DISCERNERE

Uno sguardo profetico sugli eventi

RISCOPERTA LA LINGUA SEGRETA DELLE DONNE CINESI Ideogrammi clandestini che profumano di libertà

ROBERTO MUSSAPI
U
no scrigno, che si chiama lingua. Un tesoro, che si chiama memoria. Una virtù, che si chiama resistenza. Resistenza al buio, alla morte: sì perché qui si parla di una vita inferiore alla morte, una vita da schiava, da bambina venduta al sovrano, tenuta nell’analfabetismo assoluto affinché nulla possa comunicare. Stiamo parlando di uno scrigno proveniente da un lontano Paese d’Oriente.
Non è uno dei tesori che Marco Polo fece conoscere al nostro mondo, non è uno dei prodigi che il mercante portò in Europa dalla Cina favolosa del Gran Khan. È uno scrigno pieno di dolore e sacralità.
Stiamo parlando di un oggetto che contiene il prodigioso spirito umano di resistenza alla violenza, al buio, all’orrore. È uno scrigno femminile. Lo custodiscono le vittime, se lo trasmettono segretamente, da millenni, le donne cinesi.
Si chiama Nashu, è una lingua misteriosa, unica, nel suo genere mai apparsa altrove sulla Terra. È la voce segreta dell’universo femminile della Cina: da millenni, dopo averla inventata, vi ricorrono per comunicare e resistere a esistenze disperate. Milioni di donne raccontano in questa lingua le angherie del marito a cui sono state vendute, l’umiliazione del signore di cui sono concubine, la disperazione di essere femmine, anche sotto l’imperatore maoista, e quindi dannate a una vita tremenda, quando non eliminate alla nascita. Uno straziante rosario di dolore, un idioma segreto, 'dialetto delle confidenze', la voce della parte muta di un Paese immenso. La lingua delle donne cui era proibita la conoscenza alfabetica, nasce dal cuore, in silenzio, come resistenza al dolore, alla sopraffazione. Bandita da Mao Zedong, si riteneva estinta lo scorso anno, quando morì Yang Huangyi, un’ultranovantenne che risultava essere l’ultima allevata da una madre a conoscenza di quegli ideogrammi preclusi agli uomini.
Ma non esiste editto, non esiste tiranno che possa far morire una lingua, poiché la lingua, nel senso profondo e originario, non è una convenzione, ma una risposta fisiologica, naturale dello spirito al fatto stesso di venire al mondo, molto più se l’esistenza si riveli tragica.

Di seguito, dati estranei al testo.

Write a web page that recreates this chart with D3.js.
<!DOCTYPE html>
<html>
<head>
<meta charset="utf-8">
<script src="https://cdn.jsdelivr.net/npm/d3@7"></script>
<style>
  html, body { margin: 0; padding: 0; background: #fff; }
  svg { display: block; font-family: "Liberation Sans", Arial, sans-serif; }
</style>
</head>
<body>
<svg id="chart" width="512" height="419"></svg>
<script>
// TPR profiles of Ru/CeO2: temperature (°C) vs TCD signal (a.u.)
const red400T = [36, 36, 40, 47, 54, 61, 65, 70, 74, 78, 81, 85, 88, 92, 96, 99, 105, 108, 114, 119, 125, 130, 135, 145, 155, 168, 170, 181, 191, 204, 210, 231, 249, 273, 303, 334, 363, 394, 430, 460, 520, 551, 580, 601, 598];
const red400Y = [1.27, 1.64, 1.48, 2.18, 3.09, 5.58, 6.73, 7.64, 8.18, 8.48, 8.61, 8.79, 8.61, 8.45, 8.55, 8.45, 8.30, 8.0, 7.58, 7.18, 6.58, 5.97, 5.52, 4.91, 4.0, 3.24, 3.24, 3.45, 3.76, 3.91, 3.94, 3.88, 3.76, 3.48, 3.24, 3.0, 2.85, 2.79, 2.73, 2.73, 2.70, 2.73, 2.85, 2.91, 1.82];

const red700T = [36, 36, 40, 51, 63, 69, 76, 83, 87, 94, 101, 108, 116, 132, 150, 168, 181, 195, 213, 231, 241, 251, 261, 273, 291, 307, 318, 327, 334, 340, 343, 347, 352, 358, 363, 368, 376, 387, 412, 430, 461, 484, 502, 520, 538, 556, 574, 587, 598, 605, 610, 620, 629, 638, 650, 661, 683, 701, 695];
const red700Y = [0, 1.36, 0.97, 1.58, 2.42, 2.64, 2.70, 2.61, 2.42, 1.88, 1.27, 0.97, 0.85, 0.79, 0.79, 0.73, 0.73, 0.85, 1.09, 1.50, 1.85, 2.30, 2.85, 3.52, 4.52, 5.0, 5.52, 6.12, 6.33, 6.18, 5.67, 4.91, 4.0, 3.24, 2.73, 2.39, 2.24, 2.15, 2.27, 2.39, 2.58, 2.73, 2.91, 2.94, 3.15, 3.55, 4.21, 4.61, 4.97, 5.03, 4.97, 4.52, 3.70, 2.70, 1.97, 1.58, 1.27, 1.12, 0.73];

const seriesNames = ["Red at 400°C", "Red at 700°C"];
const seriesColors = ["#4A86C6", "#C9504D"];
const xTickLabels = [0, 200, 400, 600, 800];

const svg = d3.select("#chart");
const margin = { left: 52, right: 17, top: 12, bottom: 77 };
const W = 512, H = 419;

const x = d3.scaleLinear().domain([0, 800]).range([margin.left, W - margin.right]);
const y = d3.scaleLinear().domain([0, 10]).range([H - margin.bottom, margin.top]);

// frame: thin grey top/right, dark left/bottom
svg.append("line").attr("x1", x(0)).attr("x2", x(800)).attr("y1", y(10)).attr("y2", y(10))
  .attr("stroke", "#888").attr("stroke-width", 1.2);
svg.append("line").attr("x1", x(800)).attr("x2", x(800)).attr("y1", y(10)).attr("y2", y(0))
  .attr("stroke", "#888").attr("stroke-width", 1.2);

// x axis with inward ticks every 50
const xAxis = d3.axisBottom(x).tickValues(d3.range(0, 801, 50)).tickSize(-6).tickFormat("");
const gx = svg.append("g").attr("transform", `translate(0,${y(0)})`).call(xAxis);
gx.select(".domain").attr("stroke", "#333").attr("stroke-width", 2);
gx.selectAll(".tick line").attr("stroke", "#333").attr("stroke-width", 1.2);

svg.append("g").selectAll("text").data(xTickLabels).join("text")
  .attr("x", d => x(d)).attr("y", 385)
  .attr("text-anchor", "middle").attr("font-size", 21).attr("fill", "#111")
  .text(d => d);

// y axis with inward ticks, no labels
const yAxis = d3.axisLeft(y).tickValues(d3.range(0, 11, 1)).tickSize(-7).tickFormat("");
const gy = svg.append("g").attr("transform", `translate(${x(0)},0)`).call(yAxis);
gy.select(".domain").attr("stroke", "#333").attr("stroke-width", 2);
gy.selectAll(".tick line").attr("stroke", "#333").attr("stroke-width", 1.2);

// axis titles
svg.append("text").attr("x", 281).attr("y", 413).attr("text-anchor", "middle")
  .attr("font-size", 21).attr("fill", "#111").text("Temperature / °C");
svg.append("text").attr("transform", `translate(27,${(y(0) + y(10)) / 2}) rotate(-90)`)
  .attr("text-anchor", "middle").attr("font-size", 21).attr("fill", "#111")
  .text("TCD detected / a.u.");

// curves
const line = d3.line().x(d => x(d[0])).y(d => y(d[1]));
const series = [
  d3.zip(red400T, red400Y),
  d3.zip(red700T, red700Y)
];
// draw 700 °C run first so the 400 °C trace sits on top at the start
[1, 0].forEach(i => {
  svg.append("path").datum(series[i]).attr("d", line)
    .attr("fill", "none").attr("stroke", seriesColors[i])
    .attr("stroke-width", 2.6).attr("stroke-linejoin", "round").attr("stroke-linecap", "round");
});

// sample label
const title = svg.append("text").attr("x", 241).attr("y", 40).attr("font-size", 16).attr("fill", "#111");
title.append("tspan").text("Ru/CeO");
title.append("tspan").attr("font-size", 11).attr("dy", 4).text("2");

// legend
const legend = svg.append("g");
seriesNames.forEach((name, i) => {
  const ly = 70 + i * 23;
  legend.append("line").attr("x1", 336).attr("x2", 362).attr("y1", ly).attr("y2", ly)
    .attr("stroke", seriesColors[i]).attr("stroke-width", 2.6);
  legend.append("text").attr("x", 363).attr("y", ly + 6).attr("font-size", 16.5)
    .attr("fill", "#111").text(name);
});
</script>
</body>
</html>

Un gruppo di studiose della regione in cui è nato questo codice della disperazione femminile, è riuscito a trascrivere centinaia di versi finora sconosciuti. Vengono alla luce diari segreti, confidenze impossibili a mariti padroni, anonime vite nascoste nell’urna impenetrabile ma generosa di una lingua segreta nata per resistere al dolore, per non morire, per mantenersi comunque in vita, nell’unico modo possibile, comunicando, creando comunione con altre creature oppresse.
Ora si sta ristampando il primo dizionario, ed è stata inaugurata una scuola femminile in cui si tengono corsi per apprendere la lingua perduta delle donne.

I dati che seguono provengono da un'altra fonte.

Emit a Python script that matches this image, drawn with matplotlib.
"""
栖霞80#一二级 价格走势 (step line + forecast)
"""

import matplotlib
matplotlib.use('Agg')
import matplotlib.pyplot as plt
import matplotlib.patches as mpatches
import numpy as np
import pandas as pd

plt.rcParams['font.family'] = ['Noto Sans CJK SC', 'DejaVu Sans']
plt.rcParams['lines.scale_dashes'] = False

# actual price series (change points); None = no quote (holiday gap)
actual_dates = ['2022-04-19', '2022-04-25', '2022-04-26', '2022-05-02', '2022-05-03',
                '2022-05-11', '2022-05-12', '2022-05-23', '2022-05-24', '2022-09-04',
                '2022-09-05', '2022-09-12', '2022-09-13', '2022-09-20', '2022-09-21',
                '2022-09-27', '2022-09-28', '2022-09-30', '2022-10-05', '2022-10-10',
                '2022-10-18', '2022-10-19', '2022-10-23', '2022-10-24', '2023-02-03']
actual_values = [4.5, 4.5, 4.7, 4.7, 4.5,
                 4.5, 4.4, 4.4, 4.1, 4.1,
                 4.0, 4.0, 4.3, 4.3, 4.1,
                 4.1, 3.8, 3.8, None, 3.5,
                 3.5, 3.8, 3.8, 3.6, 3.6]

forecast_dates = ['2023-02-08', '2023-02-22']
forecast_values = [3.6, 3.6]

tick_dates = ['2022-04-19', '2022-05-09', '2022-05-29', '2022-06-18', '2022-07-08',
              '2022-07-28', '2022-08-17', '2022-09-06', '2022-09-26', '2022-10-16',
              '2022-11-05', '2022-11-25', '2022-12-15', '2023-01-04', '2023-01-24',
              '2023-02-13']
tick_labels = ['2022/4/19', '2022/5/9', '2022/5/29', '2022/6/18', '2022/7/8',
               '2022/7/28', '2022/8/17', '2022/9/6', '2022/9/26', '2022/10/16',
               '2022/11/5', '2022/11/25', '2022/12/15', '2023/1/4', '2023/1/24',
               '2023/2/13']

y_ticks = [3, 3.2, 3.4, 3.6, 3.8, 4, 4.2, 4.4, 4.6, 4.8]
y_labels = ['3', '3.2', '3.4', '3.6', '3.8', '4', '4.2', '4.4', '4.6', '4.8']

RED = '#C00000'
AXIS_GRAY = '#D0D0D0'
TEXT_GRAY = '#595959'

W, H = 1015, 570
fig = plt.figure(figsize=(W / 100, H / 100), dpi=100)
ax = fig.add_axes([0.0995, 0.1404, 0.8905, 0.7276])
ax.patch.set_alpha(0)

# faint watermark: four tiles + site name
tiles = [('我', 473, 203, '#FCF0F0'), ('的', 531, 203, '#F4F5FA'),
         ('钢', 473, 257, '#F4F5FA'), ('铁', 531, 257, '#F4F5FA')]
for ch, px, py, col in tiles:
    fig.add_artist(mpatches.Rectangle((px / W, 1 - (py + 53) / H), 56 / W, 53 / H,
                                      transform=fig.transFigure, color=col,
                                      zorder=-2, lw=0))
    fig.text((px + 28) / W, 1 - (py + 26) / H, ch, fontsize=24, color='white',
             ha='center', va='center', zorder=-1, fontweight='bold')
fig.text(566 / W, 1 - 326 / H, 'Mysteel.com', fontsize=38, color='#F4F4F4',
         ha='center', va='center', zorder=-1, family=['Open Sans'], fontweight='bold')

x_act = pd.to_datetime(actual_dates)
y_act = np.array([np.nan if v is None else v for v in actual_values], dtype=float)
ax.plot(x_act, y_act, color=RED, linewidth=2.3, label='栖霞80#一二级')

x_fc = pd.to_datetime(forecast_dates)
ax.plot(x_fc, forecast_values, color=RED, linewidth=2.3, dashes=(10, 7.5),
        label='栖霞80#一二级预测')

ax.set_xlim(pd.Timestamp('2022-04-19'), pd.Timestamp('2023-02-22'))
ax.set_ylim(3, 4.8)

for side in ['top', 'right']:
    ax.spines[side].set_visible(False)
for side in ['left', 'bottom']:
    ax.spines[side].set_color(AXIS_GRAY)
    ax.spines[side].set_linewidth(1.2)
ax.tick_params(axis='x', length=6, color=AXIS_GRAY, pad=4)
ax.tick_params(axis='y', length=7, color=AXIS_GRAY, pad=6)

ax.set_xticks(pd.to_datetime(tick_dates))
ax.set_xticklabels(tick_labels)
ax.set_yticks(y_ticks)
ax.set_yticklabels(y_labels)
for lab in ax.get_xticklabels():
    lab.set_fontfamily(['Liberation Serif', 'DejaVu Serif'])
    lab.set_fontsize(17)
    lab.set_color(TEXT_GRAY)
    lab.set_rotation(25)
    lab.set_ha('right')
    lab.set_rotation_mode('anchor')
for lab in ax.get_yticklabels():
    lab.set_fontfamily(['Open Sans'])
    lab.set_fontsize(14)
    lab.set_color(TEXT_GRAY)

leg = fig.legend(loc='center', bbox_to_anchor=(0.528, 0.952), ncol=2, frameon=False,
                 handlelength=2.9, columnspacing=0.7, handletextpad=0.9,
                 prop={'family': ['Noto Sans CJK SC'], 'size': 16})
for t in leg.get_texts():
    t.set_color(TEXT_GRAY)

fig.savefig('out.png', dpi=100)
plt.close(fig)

Conosco i pregi delle globalizzazione, ma ne temo gli aspetti negativi, nefasti. Che strazio se questa lingua del silenzio e del dolore e della resistenza si tramutasse in una moda, come pare possa accadere.
Esibita nei salotti, svilita, sottratta alla sua aura di sacralità. Accade persino delle religioni, nell’età del cinico disincanto. Può accadere a una lingua, che non è una religione ma pertiene alla sfera religiosa dell’uomo, che vuole comunicare con il cielo e i consanguinei sulla Terra, che pretende di rispondere con la sua lingua e voce all’armonia che sente averlo portato alla luce e al mondo. Speriamo che lo stupore e lo strazio vincano sulla frivola sete di novità che anima il salotto globale di questi decenni. Che quell’urna di parola e amore non sia profanata come accadde in Italia alle tombe a opera degli editti napoleonici. Che sia fonte di luce, quello scrigno di dolore fatto parola e lingua.